■ Exercise requirements ■
Where the string "that" occurs in the material below, report the whole line.

Begin Information shown

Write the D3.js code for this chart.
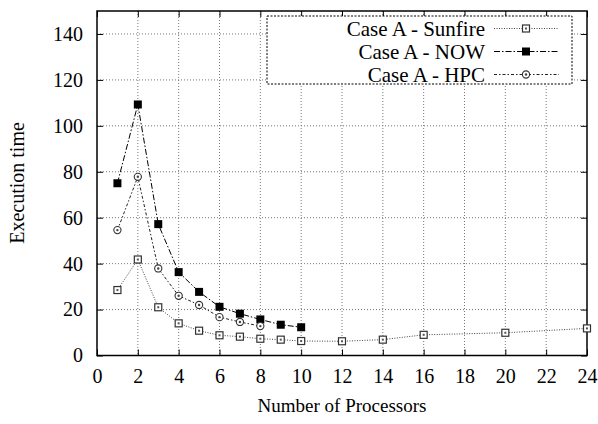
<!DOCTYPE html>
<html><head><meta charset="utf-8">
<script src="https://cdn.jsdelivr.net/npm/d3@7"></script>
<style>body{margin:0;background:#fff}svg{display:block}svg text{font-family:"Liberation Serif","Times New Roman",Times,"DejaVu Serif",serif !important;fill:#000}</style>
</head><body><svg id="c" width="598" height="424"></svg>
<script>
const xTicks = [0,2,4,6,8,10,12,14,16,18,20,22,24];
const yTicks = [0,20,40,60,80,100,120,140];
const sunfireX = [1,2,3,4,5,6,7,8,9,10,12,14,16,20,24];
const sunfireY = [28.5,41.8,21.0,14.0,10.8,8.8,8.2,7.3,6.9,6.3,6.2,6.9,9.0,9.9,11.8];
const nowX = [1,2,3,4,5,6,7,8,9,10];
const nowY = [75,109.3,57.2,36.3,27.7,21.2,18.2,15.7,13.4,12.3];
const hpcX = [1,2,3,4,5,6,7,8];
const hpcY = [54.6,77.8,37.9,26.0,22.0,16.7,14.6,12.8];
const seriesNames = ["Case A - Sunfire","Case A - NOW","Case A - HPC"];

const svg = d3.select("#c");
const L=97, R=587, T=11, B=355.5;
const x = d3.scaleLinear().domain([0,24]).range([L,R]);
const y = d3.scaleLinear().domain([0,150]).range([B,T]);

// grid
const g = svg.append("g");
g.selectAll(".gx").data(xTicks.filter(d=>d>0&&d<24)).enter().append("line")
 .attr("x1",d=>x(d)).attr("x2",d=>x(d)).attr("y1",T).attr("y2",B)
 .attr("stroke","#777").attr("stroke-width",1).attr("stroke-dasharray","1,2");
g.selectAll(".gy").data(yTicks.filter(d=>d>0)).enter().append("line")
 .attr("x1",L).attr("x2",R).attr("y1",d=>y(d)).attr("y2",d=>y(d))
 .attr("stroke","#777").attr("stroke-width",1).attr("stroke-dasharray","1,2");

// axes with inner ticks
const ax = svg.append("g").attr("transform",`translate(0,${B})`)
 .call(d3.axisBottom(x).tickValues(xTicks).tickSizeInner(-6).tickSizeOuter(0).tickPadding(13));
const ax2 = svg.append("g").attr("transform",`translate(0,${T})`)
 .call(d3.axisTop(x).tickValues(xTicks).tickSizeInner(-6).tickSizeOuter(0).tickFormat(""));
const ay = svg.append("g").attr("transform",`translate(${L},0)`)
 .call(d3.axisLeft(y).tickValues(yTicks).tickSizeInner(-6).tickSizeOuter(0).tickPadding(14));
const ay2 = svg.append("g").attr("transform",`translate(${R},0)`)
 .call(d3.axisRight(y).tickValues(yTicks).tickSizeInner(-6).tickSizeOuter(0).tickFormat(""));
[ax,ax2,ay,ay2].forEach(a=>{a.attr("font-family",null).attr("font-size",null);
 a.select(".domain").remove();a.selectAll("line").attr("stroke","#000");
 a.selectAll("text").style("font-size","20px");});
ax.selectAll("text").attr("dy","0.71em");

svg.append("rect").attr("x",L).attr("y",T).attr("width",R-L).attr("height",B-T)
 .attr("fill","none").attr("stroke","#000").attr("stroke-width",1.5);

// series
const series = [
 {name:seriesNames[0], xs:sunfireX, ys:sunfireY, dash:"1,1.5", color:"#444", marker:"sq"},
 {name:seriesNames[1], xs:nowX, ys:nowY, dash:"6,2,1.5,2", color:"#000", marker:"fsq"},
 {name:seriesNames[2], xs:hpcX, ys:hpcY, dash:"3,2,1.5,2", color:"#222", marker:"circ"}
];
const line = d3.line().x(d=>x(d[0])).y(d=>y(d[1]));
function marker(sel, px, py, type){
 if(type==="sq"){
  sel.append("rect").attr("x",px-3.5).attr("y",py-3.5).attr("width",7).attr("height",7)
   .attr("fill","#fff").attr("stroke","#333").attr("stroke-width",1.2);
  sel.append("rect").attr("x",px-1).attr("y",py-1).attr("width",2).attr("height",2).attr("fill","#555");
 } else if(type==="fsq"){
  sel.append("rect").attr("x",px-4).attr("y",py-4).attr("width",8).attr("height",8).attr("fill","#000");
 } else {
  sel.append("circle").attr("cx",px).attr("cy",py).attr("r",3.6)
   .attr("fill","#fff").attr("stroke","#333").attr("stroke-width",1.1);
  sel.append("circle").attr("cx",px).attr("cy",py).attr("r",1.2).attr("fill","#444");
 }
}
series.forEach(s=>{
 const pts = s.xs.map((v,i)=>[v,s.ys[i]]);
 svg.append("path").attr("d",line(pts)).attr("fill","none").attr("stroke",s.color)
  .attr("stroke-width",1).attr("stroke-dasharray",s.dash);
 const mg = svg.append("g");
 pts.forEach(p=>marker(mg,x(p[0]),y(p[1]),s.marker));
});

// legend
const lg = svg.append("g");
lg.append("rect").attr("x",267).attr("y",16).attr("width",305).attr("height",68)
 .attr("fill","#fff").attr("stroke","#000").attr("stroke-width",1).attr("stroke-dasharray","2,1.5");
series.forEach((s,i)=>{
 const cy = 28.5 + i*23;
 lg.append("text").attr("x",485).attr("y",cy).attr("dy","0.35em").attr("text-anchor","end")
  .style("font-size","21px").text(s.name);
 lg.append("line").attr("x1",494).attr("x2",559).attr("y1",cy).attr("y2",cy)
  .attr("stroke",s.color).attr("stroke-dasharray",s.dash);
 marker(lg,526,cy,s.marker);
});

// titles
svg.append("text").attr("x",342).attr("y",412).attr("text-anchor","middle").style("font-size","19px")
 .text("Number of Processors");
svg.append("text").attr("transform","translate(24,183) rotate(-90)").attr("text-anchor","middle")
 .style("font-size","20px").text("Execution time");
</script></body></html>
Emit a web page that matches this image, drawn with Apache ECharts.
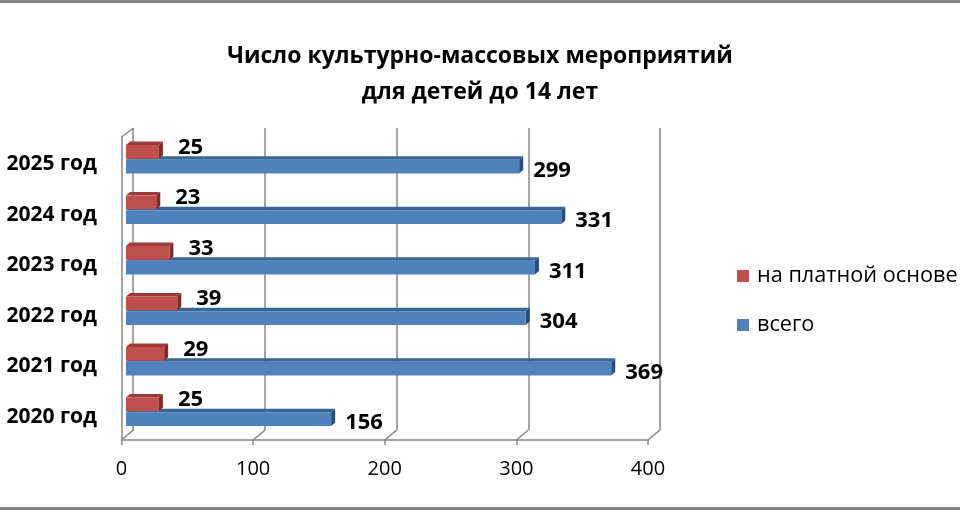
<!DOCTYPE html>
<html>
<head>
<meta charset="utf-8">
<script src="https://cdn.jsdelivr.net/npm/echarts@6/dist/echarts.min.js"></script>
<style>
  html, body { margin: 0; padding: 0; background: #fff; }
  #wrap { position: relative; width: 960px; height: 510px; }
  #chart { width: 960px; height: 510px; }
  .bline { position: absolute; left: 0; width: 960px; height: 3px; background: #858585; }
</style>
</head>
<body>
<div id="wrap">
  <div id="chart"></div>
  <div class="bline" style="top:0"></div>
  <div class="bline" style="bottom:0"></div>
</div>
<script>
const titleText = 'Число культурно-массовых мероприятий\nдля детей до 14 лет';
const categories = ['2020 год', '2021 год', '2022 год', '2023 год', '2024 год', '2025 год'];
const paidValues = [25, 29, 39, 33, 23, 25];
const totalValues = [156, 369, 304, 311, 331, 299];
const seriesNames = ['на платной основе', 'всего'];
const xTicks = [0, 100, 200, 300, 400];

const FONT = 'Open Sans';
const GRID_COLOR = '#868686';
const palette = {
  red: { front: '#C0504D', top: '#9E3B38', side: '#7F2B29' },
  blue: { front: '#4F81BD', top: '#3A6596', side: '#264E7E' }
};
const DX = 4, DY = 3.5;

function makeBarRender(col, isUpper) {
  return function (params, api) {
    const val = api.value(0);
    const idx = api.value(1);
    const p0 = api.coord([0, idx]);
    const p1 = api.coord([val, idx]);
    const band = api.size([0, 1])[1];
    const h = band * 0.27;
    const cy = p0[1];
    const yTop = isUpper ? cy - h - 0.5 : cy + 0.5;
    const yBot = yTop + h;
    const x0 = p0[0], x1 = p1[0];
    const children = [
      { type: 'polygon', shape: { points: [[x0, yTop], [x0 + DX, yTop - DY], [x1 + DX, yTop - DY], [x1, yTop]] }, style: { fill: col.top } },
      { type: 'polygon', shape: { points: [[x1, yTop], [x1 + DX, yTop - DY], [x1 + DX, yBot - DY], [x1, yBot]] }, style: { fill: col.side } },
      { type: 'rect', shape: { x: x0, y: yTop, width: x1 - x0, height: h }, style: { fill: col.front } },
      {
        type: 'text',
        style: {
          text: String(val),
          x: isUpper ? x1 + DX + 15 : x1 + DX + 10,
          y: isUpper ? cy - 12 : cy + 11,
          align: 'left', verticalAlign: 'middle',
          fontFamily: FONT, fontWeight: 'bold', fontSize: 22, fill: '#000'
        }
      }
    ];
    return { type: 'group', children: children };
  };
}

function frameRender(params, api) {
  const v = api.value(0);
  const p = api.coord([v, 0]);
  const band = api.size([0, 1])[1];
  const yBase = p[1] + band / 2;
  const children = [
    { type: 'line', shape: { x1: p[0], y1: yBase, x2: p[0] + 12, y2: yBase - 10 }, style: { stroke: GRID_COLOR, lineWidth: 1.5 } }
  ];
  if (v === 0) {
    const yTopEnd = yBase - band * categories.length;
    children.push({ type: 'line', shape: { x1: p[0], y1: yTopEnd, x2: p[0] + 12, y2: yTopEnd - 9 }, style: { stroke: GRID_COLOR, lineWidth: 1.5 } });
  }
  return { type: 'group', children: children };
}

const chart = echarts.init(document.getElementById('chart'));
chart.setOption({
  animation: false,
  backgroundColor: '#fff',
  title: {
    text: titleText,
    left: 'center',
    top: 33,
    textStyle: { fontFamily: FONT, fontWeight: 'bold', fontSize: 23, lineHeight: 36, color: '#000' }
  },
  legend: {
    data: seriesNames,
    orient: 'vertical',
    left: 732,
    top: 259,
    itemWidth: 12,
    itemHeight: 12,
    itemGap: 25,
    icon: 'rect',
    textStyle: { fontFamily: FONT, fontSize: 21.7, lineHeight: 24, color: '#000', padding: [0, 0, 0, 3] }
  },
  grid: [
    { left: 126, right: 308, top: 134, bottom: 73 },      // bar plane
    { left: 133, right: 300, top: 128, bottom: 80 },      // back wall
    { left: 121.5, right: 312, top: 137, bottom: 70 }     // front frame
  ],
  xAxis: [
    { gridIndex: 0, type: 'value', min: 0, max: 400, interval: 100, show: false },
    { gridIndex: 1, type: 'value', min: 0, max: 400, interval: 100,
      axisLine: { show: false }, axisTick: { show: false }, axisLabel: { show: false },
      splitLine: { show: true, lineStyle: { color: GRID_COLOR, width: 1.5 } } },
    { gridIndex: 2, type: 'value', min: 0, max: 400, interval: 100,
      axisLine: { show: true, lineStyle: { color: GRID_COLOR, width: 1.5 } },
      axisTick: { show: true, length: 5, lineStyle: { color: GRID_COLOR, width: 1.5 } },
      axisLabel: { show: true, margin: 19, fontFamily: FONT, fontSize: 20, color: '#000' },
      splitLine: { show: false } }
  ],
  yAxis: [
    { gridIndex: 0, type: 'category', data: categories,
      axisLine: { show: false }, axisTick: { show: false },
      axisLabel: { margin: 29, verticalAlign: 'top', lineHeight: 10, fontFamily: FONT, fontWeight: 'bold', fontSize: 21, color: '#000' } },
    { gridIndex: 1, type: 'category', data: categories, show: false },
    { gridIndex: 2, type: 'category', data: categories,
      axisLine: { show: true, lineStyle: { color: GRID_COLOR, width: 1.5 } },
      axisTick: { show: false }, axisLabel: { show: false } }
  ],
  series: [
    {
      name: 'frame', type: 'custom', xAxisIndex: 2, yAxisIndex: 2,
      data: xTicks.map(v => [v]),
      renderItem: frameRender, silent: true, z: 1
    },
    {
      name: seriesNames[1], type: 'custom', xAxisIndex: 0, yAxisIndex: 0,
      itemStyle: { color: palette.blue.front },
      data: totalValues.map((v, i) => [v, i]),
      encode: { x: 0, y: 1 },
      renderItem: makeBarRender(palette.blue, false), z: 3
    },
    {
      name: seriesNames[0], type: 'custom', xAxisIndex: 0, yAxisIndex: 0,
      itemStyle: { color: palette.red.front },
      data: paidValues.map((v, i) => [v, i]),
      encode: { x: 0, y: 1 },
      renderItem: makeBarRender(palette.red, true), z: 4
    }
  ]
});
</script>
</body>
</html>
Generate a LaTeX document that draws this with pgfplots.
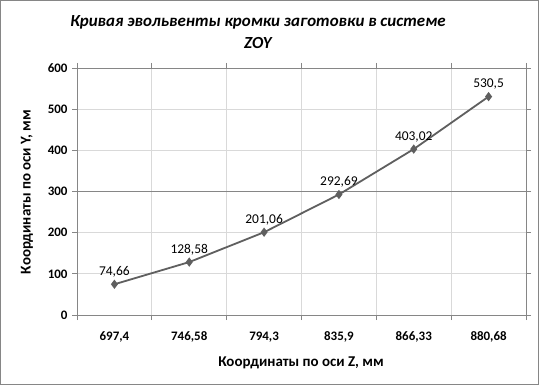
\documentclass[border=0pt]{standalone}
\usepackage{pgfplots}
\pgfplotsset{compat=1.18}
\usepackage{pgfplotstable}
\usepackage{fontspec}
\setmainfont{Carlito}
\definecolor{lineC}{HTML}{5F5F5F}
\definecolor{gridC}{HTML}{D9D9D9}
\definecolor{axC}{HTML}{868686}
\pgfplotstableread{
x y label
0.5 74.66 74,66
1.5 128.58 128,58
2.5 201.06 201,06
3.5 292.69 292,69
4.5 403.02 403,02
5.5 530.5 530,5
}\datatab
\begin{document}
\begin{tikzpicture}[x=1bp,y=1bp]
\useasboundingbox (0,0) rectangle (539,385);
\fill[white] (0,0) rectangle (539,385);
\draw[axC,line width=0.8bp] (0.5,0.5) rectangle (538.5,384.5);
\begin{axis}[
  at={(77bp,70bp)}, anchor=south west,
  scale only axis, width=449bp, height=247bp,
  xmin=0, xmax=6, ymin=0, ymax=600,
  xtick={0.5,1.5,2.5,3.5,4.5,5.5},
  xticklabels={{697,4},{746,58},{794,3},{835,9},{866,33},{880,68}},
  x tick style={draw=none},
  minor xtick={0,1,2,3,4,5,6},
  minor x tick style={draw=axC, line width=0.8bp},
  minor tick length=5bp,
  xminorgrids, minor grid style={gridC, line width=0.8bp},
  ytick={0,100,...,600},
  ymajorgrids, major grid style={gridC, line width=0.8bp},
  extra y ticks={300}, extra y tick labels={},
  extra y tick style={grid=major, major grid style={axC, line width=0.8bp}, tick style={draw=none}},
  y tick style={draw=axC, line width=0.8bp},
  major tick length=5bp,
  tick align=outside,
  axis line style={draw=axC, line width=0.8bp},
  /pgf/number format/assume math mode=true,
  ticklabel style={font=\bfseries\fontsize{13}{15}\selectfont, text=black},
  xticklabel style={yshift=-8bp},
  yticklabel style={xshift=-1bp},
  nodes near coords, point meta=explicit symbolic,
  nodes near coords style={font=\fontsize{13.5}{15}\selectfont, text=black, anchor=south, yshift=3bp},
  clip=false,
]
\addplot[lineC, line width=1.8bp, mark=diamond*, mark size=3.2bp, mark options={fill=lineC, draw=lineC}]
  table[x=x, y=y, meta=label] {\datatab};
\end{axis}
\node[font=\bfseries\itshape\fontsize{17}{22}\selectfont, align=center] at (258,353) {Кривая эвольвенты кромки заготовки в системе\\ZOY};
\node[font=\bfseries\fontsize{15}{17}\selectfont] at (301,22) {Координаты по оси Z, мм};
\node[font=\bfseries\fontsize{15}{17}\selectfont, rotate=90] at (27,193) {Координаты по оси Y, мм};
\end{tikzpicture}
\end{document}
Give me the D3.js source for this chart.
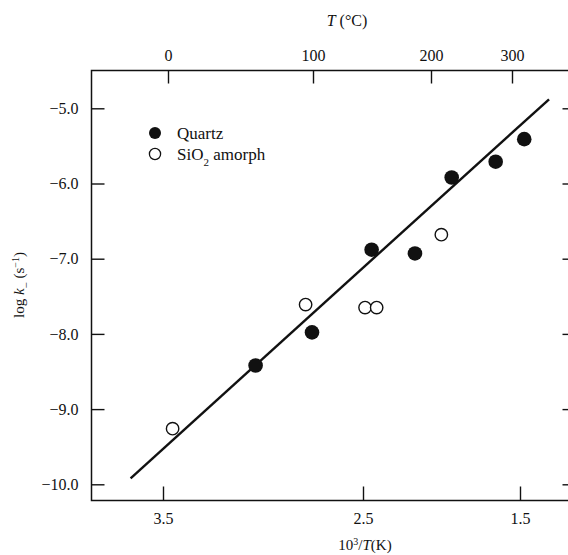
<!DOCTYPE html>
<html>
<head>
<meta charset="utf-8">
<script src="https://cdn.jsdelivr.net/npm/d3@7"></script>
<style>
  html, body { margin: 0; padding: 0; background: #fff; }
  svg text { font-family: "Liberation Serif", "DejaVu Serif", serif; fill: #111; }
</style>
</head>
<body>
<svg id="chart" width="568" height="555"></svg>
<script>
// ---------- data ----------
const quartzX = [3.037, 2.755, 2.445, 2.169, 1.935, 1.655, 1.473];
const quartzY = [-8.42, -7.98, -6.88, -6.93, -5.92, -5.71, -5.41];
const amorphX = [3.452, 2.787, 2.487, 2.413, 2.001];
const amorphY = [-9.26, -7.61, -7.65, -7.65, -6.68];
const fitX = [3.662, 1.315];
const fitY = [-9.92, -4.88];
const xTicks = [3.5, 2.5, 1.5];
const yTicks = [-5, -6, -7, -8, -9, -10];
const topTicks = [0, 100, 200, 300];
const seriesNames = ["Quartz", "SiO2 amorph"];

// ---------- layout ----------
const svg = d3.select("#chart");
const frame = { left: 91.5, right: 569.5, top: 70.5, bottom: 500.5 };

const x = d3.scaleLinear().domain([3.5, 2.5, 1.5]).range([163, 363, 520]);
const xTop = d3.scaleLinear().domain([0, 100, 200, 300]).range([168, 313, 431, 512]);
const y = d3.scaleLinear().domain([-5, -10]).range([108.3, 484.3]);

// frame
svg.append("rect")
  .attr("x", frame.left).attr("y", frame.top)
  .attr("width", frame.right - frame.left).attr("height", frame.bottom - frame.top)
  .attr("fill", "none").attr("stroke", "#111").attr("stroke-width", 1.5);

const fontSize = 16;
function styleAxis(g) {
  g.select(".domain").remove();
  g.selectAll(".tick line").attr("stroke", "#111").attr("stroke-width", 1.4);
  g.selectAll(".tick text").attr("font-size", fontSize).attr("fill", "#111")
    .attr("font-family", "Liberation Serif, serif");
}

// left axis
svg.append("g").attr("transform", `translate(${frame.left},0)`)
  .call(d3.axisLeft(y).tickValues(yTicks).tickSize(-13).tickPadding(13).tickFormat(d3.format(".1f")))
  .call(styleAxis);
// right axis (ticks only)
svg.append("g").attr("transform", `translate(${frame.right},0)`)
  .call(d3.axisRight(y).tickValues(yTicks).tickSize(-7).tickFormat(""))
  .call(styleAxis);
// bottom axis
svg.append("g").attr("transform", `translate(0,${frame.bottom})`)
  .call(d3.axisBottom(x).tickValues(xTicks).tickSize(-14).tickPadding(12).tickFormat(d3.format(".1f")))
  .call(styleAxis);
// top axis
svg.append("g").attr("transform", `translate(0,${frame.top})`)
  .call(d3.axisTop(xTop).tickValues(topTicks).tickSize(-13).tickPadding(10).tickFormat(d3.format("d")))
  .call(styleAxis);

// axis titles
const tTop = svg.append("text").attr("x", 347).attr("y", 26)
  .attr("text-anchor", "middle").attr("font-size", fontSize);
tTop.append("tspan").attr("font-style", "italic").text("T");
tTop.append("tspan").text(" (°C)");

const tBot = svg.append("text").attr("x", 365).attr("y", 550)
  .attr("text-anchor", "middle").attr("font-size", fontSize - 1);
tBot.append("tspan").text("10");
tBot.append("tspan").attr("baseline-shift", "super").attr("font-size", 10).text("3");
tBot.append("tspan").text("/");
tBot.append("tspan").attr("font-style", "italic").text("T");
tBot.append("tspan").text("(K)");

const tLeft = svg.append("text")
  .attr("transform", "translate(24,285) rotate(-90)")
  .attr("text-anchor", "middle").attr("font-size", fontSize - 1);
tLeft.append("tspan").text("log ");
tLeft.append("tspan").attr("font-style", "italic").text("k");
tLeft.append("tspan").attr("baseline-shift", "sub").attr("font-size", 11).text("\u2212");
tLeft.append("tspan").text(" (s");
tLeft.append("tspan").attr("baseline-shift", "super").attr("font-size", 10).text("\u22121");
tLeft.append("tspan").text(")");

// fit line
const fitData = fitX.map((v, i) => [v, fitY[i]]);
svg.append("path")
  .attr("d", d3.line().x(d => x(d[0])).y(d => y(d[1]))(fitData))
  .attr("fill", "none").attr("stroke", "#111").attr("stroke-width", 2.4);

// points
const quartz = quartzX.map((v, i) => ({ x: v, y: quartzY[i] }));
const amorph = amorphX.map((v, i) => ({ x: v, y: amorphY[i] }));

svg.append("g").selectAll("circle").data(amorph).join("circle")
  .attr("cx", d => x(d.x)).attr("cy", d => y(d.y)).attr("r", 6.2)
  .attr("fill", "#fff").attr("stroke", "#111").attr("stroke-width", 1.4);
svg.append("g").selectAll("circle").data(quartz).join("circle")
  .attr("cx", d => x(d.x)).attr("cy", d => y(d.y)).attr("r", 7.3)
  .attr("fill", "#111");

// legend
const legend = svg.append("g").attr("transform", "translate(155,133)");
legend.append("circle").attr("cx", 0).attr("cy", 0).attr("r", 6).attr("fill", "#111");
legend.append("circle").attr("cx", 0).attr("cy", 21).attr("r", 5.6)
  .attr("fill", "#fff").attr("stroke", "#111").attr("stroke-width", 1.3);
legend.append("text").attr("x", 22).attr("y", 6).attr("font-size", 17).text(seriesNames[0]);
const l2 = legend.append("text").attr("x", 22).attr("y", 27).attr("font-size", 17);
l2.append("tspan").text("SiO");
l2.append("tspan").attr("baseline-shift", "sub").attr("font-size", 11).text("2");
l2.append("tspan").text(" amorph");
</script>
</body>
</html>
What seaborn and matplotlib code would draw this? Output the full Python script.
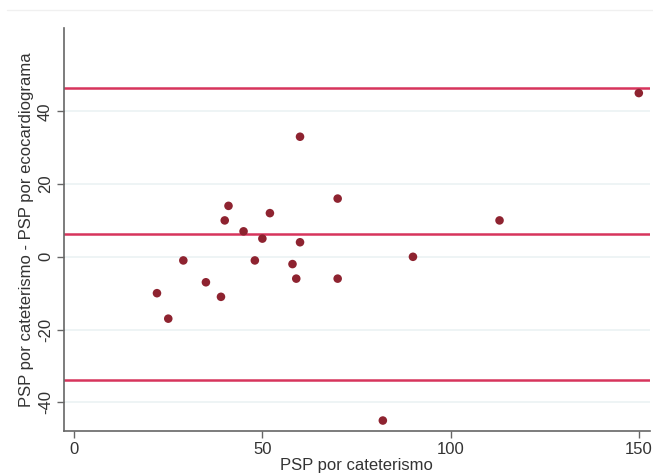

End Information shown

■ Finished answer ■
Emit a web page that matches this image, drawn with Apache ECharts.
Generate a LaTeX document that draws this with pgfplots.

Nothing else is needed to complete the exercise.